Your goal: It is required that the lines from the top of the listing through the line with "2.55, 3.4, 6.85]" be reproduced exactly, excluding pictures.

Raw data:
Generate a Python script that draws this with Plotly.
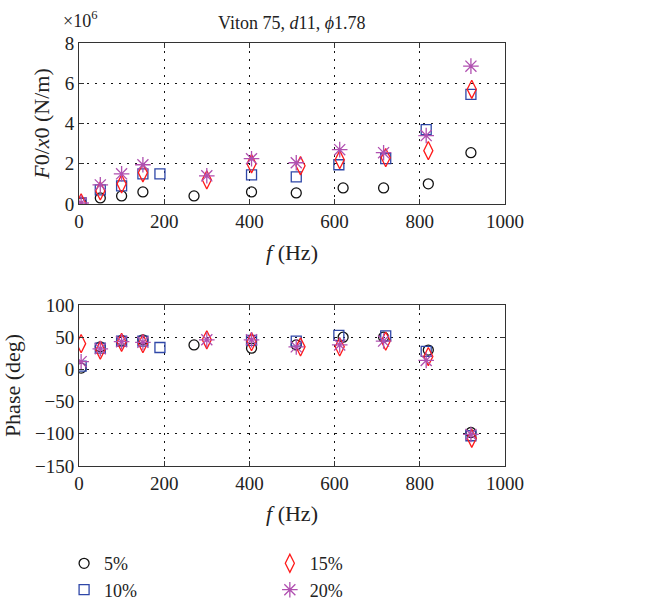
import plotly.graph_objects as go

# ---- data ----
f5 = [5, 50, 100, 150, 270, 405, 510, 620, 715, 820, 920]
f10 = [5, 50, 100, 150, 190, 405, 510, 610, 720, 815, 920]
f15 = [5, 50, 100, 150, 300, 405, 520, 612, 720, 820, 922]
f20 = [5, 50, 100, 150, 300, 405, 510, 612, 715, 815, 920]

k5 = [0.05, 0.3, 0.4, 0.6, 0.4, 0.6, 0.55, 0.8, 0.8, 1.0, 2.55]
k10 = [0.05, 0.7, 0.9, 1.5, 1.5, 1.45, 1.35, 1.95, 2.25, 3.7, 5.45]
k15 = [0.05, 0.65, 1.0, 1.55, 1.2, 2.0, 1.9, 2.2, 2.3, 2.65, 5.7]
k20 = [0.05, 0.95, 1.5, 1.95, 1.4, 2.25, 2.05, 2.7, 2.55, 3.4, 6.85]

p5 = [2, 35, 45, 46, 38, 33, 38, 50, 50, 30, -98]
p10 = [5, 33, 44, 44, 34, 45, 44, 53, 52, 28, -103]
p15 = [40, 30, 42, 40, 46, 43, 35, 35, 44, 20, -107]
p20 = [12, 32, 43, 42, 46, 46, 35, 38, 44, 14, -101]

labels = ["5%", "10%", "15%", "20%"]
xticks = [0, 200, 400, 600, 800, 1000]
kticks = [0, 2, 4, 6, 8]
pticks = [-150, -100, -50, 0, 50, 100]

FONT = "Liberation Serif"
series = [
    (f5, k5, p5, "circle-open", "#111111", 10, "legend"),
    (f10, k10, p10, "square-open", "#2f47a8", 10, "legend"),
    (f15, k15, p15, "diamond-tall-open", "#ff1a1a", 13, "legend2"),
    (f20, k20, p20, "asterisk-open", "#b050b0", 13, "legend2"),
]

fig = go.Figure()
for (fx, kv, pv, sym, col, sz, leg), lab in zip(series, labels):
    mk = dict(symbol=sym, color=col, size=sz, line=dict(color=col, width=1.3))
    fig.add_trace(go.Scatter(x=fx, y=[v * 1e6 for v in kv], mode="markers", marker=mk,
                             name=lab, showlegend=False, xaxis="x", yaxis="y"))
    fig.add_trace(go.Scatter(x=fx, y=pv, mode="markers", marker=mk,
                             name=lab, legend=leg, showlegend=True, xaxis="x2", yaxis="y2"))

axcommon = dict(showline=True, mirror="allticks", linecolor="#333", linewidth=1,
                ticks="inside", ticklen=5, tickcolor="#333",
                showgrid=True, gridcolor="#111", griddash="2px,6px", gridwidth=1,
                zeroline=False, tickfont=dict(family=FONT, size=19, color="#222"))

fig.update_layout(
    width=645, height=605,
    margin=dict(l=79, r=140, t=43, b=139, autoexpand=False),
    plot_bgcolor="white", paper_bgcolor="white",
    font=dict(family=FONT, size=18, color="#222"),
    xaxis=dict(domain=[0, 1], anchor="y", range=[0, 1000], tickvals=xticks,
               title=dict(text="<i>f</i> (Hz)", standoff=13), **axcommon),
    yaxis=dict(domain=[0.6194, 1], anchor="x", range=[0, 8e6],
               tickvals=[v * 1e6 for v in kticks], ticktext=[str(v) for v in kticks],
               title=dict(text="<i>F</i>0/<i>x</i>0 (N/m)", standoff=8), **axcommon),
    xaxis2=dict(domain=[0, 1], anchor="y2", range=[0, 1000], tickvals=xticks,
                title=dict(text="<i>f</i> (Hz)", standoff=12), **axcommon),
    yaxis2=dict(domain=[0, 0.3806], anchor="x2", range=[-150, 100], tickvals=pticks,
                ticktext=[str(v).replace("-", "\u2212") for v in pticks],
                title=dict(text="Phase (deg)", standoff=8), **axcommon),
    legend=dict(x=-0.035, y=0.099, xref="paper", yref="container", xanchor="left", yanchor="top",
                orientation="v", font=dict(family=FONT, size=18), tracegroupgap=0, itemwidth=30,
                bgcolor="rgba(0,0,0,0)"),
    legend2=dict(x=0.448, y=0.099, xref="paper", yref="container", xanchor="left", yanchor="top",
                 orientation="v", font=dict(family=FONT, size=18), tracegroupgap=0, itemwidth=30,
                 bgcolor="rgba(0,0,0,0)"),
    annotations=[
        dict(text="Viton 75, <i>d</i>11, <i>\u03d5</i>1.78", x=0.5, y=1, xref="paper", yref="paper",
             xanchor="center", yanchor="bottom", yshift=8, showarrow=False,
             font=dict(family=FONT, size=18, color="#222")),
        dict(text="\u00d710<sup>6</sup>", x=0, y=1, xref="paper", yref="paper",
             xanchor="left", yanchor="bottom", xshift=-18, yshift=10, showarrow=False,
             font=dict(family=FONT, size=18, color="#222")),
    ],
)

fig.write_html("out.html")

Result for this task:
Generate a Python script that draws this with Plotly.
import plotly.graph_objects as go

# ---- data ----
f5 = [5, 50, 100, 150, 270, 405, 510, 620, 715, 820, 920]
f10 = [5, 50, 100, 150, 190, 405, 510, 610, 720, 815, 920]
f15 = [5, 50, 100, 150, 300, 405, 520, 612, 720, 820, 922]
f20 = [5, 50, 100, 150, 300, 405, 510, 612, 715, 815, 920]

k5 = [0.05, 0.3, 0.4, 0.6, 0.4, 0.6, 0.55, 0.8, 0.8, 1.0, 2.55]
k10 = [0.05, 0.7, 0.9, 1.5, 1.5, 1.45, 1.35, 1.95, 2.25, 3.7, 5.45]
k15 = [0.05, 0.65, 1.0, 1.55, 1.2, 2.0, 1.9, 2.2, 2.3, 2.65, 5.7]
k20 = [0.05, 0.95, 1.5, 1.95, 1.4, 2.25, 2.05, 2.7, 2.55, 3.4, 6.85]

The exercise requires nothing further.